A dispute arose when Hawaiians on the Big Island at Kealakekua Bay,
Kona, took one of the ship's small boats; when violence broke out,
Cook was killed. The islands were known in the West for many years
by the name Cook gave them, the Sandwich Islands (after the Earl of
Sandwich, Cook's benefactor who financed his voyages of exploration).
At
roughly the same time that Europeans first came in contact with Hawaii,
internal politics and warfare were also redefining the islands. Each
island was ruled independently until King Kamehameha I (1753-1819)
united them by force. The continuing presence of Westerners played
a role in the wars: The armaments of the newcomers were a decisive
factor in Kamehameha's victory. Greater encroachment by outsiders
took place in the 1800s, with two rather divergent groups -- Calvinist
missionaries and whale-hunting seamen -- leading the charge.
In
the mid-1800s, another group, sugar planters, became a force in the
islands.
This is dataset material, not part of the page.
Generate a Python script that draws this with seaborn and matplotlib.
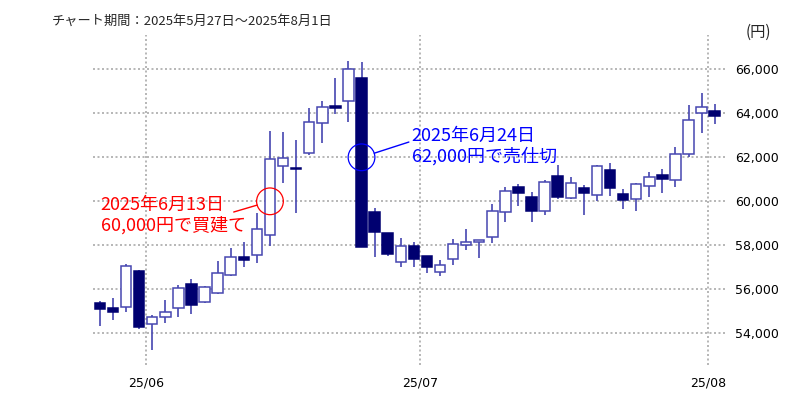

They gained control of large parcels of land, imported foreign
workers and eventually, in 1893, orchestrated the overthrow of Queen
Liliuokalani, the last Hawaiian monarch. The islands were annexed
to the U.S. in 1898, though the island election approving annexation
excluded most native-born Hawaiians. In 1941, the Japanese attack
on the Pearl Harbor naval base on Oahu brought the U.S. into World
War II. Following the war, the movement favoring statehood gained
strength, and in 1959 the islands became the 50th of the United States.